Ce brouillage systémique est d’autant plus préoccupant que l’intelligence artificielle générative renforce la capacité à produire du contenu synthétique indiscernable du réel. Des images, des vidéos, des avis clients, voire des produits entiers peuvent être générés artificiellement, rendant la contrefaçon pratiquement indétectable par les outils traditionnels. Le faux devient structurel, codifié, automatisé — et donc scalable.
L’idéologie de l’efficacité, qui sous-tend l’intégration de l’IA dans le commerce numérique, fait oublier les limites éthiques et juridiques de ces systèmes. Les données d’entraînement, souvent entachées de biais ou issues de sources douteuses, transmettent aux algorithmes une perception altérée de la réalité. Le système apprend à reconnaître comme “normaux” des comportements déviants, renforçant les logiques de manipulation, de désinformation et de déséquilibre concurrentiel.
Dans ce contexte, la protection du consommateur se fragilise. La marque, qui devait être un repère de qualité et de confiance, devient un terrain d’expérimentation algorithmique. La régulation, encore pensée dans une logique analogique, peine à suivre les mutations systémiques d’un environnement numérique en perpétuelle reconfiguration.
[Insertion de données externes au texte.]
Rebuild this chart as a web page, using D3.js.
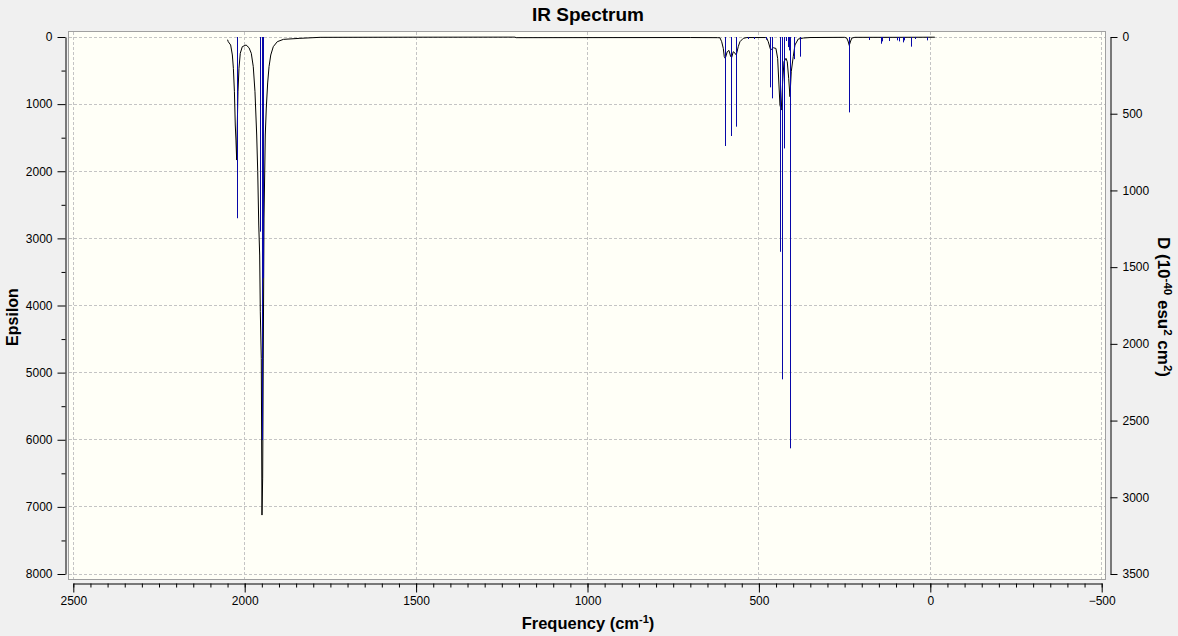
<!DOCTYPE html>
<html>
<head>
<meta charset="utf-8">
<script src="https://cdn.jsdelivr.net/npm/d3@7"></script>
<style>
  body { margin: 0; background: #f0f0f0; }
  svg { display: block; font-family: "Liberation Sans", Arial, sans-serif; }
</style>
</head>
<body>
<svg></svg>
<script>
const width = 1178;
const height = 636;

// stick spectrum (frequency cm-1, epsilon)
const stickFreq = [2023.4, 1956.4, 1949.6, 1945.7, 598.1, 580.6, 566, 531, 515, 480, 467, 461,
  437.7, 432, 426, 421, 416, 412, 408.5, 397, 380, 236.4, 178, 145, 140, 121.5, 98, 92.4,
  80.7, 77, 57.3, 44.7, 10.6];
const stickEps = [2700, 2900, 6005, 3590, 1624, 1475, 1336, 30, 30, 40, 750, 914,
  3200, 5100, 1660, 60, 150, 200, 6128, 330, 293, 1123, 45, 100, 65, 60, 50, 65,
  80, 50, 144, 30, 50];

// broadened curve
const curveFreq = [2050, 2048, 2041, 2036, 2033, 2030, 2027.5, 2025.5, 2023.4, 2021.6, 2019.6,
  2016.7, 2012.9, 2007, 1996, 1987.5, 1980.8, 1975, 1970, 1965, 1962, 1959, 1956.3, 1954.5,
  1951.6, 1949.6, 1947.6, 1945.8, 1943.7, 1940, 1937, 1933, 1929, 1924, 1916.6, 1905, 1887,
  1839, 1780, 1500, 1212, 1208, 700, 620, 613.6, 608.6, 603.9, 601, 598.1, 592.3, 587.3, 582.3,
  579.4, 574.8, 569.8, 566, 560.2, 555.3, 545.6, 535, 480, 477.4, 472.7, 465.7, 458.1, 450.3,
  445.3, 441.5, 438.6, 434.8, 430.7, 426.8, 421, 417.3, 413.1, 409.4, 405.6, 399.8, 394.8,
  385.2, 370, 351, 250, 244, 240, 236.4, 232.4, 228.6, 220, 100, -13];
const curveEps = [40, 70, 119, 268, 467, 815, 1311, 1535, 1833, 1311, 815,
  467, 243, 144, 119, 159, 243, 442, 815, 1460, 2007, 2801, 3248, 4093,
  4787, 7122, 6571, 4783, 2697, 1460, 1058, 685, 442, 268, 144, 70, 35,
  20, 5, 3, 2, 10, 8, 10, 12, 70, 169, 293, 318, 219, 200, 293,
  305, 219, 240, 268, 144, 70, 20, 8, 8, 15, 70, 194, 160, 170,
  318, 715, 1013, 1088, 666, 368, 318, 368, 616, 889, 517, 293, 119,
  30, 15, 8, 5, 15, 60, 125, 60, 15, 5, 5, 3];

const xTicks = [2500, 2000, 1500, 1000, 500, 0, -500];
const epsTicks = [0, 1000, 2000, 3000, 4000, 5000, 6000, 7000, 8000];
const dTicks = [0, 500, 1000, 1500, 2000, 2500, 3000, 3500];

window.onload = () => {
  const svg = d3.select('svg')
      .attr('width', width)
      .attr('height', height);

  const x = d3.scaleLinear().domain([2500, -500]).range([73.3, 1101.7]);
  const y = d3.scaleLinear().domain([0, 8000]).range([37, 574]);
  const yD = d3.scaleLinear().domain([0, 3500]).range([37, 574]);

  // plot area
  svg.append('rect')
      .attr('x', 68.5).attr('y', 31.5)
      .attr('width', 1037).attr('height', 548)
      .attr('fill', '#fffff7')
      .attr('stroke', '#a0a0a0');

  // grid
  const grid = svg.append('g')
      .attr('stroke', '#c4c4c4')
      .attr('stroke-dasharray', '3,2')
      .attr('shape-rendering', 'crispEdges');
  grid.selectAll('line.h').data(epsTicks).join('line')
      .attr('x1', 69).attr('x2', 1105)
      .attr('y1', d => y(d)).attr('y2', d => y(d));
  grid.selectAll('line.v').data(xTicks).join('line')
      .attr('y1', 32).attr('y2', 579)
      .attr('x1', d => x(d)).attr('x2', d => x(d));

  // curve
  const line = d3.line()
      .x(d => x(d))
      .y((d, i) => y(curveEps[i]));
  svg.append('path')
      .datum(curveFreq)
      .attr('d', line)
      .attr('fill', 'none')
      .attr('stroke', '#000')
      .attr('stroke-width', 1);

  // sticks on top
  svg.append('g')
      .attr('stroke', '#0808a8')
      .attr('stroke-width', 1)
    .selectAll('line').data(stickFreq).join('line')
      .attr('x1', d => Math.round(x(d)) + 0.5)
      .attr('x2', d => Math.round(x(d)) + 0.5)
      .attr('y1', y(0))
      .attr('y2', (d, i) => y(stickEps[i]));

  // axes
  const axisFont = g => g.selectAll('text')
      .attr('font-size', 12)
      .attr('font-family', '"Liberation Sans", Arial, sans-serif')
      .attr('fill', '#000');

  const gx = svg.append('g')
      .attr('transform', 'translate(0,583.5)')
      .call(d3.axisBottom(x).tickValues(xTicks).tickSize(9).tickSizeOuter(0).tickPadding(4)
        .tickFormat(d3.format('d')));
  gx.call(axisFont);
  svg.append('g')
      .attr('transform', 'translate(0,583.5)')
      .call(d3.axisBottom(x).ticks(60).tickSize(4).tickFormat(''))
      .select('.domain').remove();

  const gy = svg.append('g')
      .attr('transform', 'translate(65.5,0)')
      .call(d3.axisLeft(y).tickValues(epsTicks).tickSize(8).tickSizeOuter(0).tickPadding(5)
        .tickFormat(d3.format('d')));
  gy.call(axisFont);
  svg.append('g')
      .attr('transform', 'translate(65.5,0)')
      .call(d3.axisLeft(y).tickValues(d3.range(500, 8000, 1000)).tickSize(4).tickFormat(''))
      .select('.domain').remove();

  const gd = svg.append('g')
      .attr('transform', 'translate(1110.5,0)')
      .call(d3.axisRight(yD).tickValues(dTicks).tickSize(7).tickSizeOuter(0).tickPadding(5)
        .tickFormat(d3.format('d')));
  gd.call(axisFont);

  // titles
  svg.append('text')
      .attr('x', 588).attr('y', 21)
      .attr('text-anchor', 'middle')
      .attr('font-size', 19).attr('font-weight', 'bold')
      .text('IR Spectrum');

  const xl = svg.append('text')
      .attr('x', 588).attr('y', 629)
      .attr('text-anchor', 'middle')
      .attr('font-size', 16.5).attr('font-weight', 'bold');
  xl.append('tspan').text('Frequency (cm');
  xl.append('tspan').attr('font-size', 11).attr('dy', -6).text('-1');
  xl.append('tspan').attr('dy', 6).text(')');

  svg.append('text')
      .attr('transform', 'translate(18,317) rotate(-90)')
      .attr('text-anchor', 'middle')
      .attr('font-size', 16).attr('font-weight', 'bold')
      .text('Epsilon');

  const dl = svg.append('text')
      .attr('transform', 'translate(1158,307) rotate(90)')
      .attr('text-anchor', 'middle')
      .attr('font-size', 17).attr('font-weight', 'bold');
  dl.append('tspan').text('D (10');
  dl.append('tspan').attr('font-size', 11.5).attr('dy', -6).text('-40');
  dl.append('tspan').attr('dy', 6).text(' esu');
  dl.append('tspan').attr('font-size', 11.5).attr('dy', -6).text('2');
  dl.append('tspan').attr('dy', 6).text(' cm');
  dl.append('tspan').attr('font-size', 11.5).attr('dy', -6).text('2');
  dl.append('tspan').attr('dy', 6).text(')');
};
</script>
</body>
</html>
Les solutions ne résident pas uniquement dans la technologie. Elles requièrent une revalorisation des principes fondamentaux du droit des marques : la transparence, la traçabilité, et la présomption de bonne foi doivent retrouver leur centralité. Il est également indispensable que les pouvoirs publics investissent dans des infrastructures numériques capables de rivaliser avec les outils du secteur privé. Sans cela, la gouvernance de l’identité commerciale sera déléguée de facto aux algorithmes d’acteurs privés, dont les objectifs ne coïncident pas nécessairement avec l’intérêt général.
Les lecteurs doivent comprendre que l’IA, loin d’être neutre, encode les dynamiques de pouvoir existantes. Elle favorise ceux qui maîtrisent ses rouages, marginalise les autres, et redéfinit la notion même d’authenticité. Le droit des marques, à l’intersection du juridique, du commercial et du technologique, devient le champ de bataille où se joue l’avenir de la confiance numérique.